During November 2’s general election, Moore stomped her competition, seizing more than 40 percent of the roughly 96,000 votes, signaling her spot as the runoff frontrunner. Recent polls, however, seesawed to show both her and Dickens as the electorate’s favorite.

“I want to thank and commend Felicia Moore on a well-fought campaign,” Dickens said during his victory speech at the Gathering Spot on the Westside. Flanked by Mayor Keisha Lance Bottoms, former Mayor Shirley Franklin, and other high-profile supporters before a crowd of hundreds, he continued, “I respect her and her desire to serve the City of Atlanta. She’s put in 24 years of service, and I know that she loves this city, and I hope that she’s around as we move this city forward.”

Dickens’s victory will place the two-term councilman at the helm of Atlanta at a time when the city is grappling with the ongoing Covid-19 pandemic, as well as increased crime and the housing affordability crisis the public health emergency has exacerbated.

“The city is facing multi-generational poverty,” Dickens said Tuesday night. “We’re facing the highest income inequality in the nation. And yes, we are fighting a crime spike right now. So, I’ve said before that my real opponent in this race was never one of those 13 opponents . . . my opponent is homelessness, joblessness, racism, poverty, violence.”

Like his opponents, Dickens has touted a public safety plan that promises to bolster the city’s police force with more officers and oversee the department with more stringent accountability measures. A self-proclaimed champion of affordable housing, he has also said he intends to make quick use of the hundreds of acres of municipal land that city officials have deemed development-ready so Atlanta’s most marginalized people can have places to live.

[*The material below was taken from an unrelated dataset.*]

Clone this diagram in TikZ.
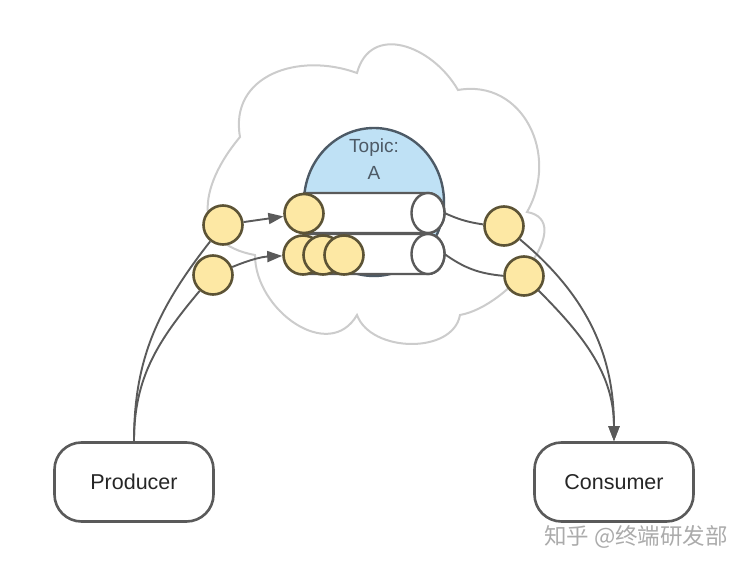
\documentclass[tikz,border=0pt]{standalone}
\usepackage{fontspec}
\setmainfont{Liberation Sans}
\newfontfamily\zhfont{Noto Sans CJK SC}
\usepackage{tikz}
\usetikzlibrary{arrows.meta,shapes.geometric}
\definecolor{kgray}{HTML}{5A5A5A}
\definecolor{kcloud}{HTML}{CCCCCC}
\definecolor{kyellow}{HTML}{FDE8A4}
\definecolor{kolive}{HTML}{5C5335}
\definecolor{kblue}{HTML}{BFE1F5}
\definecolor{kslate}{HTML}{4D5A66}
\definecolor{kmark}{HTML}{ABABAB}

\begin{document}
\begin{tikzpicture}[x=1pt, y=1pt,
    msg/.style={circle, draw=kolive, line width=2.6pt, fill=kyellow, minimum size=39pt, inner sep=0pt},
    client/.style={draw=kgray, line width=2.6pt, rounded corners=27pt, minimum width=159pt, minimum height=79pt, font=\fontsize{21.5}{24}\selectfont, text=black!85},
    link/.style={draw=kgray, line width=1.9pt},
    push/.style={link, -{Triangle[length=15pt, width=11pt]}},
    tube/.style={draw=kgray, line width=2.4pt, fill=white}]
  \useasboundingbox (0,0) rectangle (748,568);
  % cluster
  \draw[kcloud, line width=2pt, fill=white]
    (240,431) to[out=100, in=160, looseness=1.2] (357,495)
    to[out=75, in=120, looseness=1.3] (458,478)
    to[out=10, in=60, looseness=1.2] (527,356)
    to[out=-10, in=10, looseness=1.05] (460,253)
    to[out=-100, in=-70] (357,253)
    to[out=-120, in=-90, looseness=1.2] (255,313)
    to[out=170, in=-130, looseness=1.4] (240,431) -- cycle;
  % topic A with two partitions
  \node[ellipse, draw=kslate, line width=2.4pt, fill=kblue, minimum width=140pt, minimum height=148pt, inner sep=0pt] (topic) at (374,366) {};
  \node[text=kslate, align=center, font=\fontsize{19}{27}\selectfont] (topicname) at (374,409) {Topic:\\A};
  \draw[tube] (304,335) -- (428,335) arc (-90:90:16.5 and 20) -- (304,375) -- cycle;
  \draw[tube] (428,355) ellipse (16.5 and 20);
  \draw[tube] (304,294) -- (428,294) arc (-90:90:16.5 and 20) -- (304,334) -- cycle;
  \draw[tube] (428,314) ellipse (16.5 and 20);
  \coordinate (p0out) at (444.5,355);
  \coordinate (p1out) at (444.5,314);

  \node[client] (producer) at (134,86) {Producer};
  \node[client] (consumer) at (614,86) {Consumer};

  \node[msg] (in0) at (223,343) {};
  \node[msg] (in1) at (213,293) {};
  \node[msg] (m0) at (304,354.5) {};
  \node[msg] (m1a) at (303,313) {};
  \node[msg] (m1b) at (323,313) {};
  \node[msg] (m1c) at (344,313) {};
  \node[msg] (out0) at (504,342) {};
  \node[msg] (out1) at (524,292) {};

  \draw[link] (producer) to[out=90, in=232] (in0);
  \draw[link] (producer) to[out=90, in=230] (in1);
  \draw[push] (in0) -- (m0);
  \draw[push] (in1) to[bend left=10] (m1a);
  \draw[link] (p0out) to[bend right=8] (out0);
  \draw[link] (p1out) to[bend right=15] (out1);
  \draw[push] (out0) to[out=-40, in=90] (consumer);
  \draw[push] (out1) to[out=-45, in=90] (consumer);

  \node[text=kmark, font=\zhfont\fontsize{22.5}{24}\selectfont] (mark) at (636,31) {知乎 @终端研发部};
\end{tikzpicture}
\end{document}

Moore tossed her hat in the mayoral ring in late January, indicating she intended to nudge Mayor Bottoms out of the chief seat. It wasn’t until after Bottoms’s May announcement that she wouldn’t seek reelection that Dickens declared his candidacy.

Earlier this month, Bottoms endorsed Dickens’s mayoral bid. The councilman also secured the support of six of his city council colleagues. Although Moore claimed endorsements from a number of prominent public leaders—including Savannah Mayor Van Johnson, state Rep. Park Cannon, and former Fulton County Commission Chairman John Eaves—and advocacy groups such as EMILY’s List and the National Black Church Initiative, she did not earn the public support of any sitting city councilmembers.

Dickens’s victory also postures him as the most powerful challenger to the Buckhead cityhood push, a movement spearheaded by out-of-towners aimed at turning the tony north Atlanta neighborhood into its own city. On the campaign trail, Dickens railed against the proposal, saying, “The proposed divorce is going to be an unnecessarily expensive one for both spouses, and the children will be who suffer the most.” Likewise, in her concession speech, Moore also called on Buckhead residents to “work with our mayor,” adding “I’ve said it before and I will continue to say it, Atlanta is better together than it will ever be apart.”

“If there’s any city in the world who can face these issues,” Dickens said of his myriad mayoral duties Tuesday night, “it’s Atlanta.”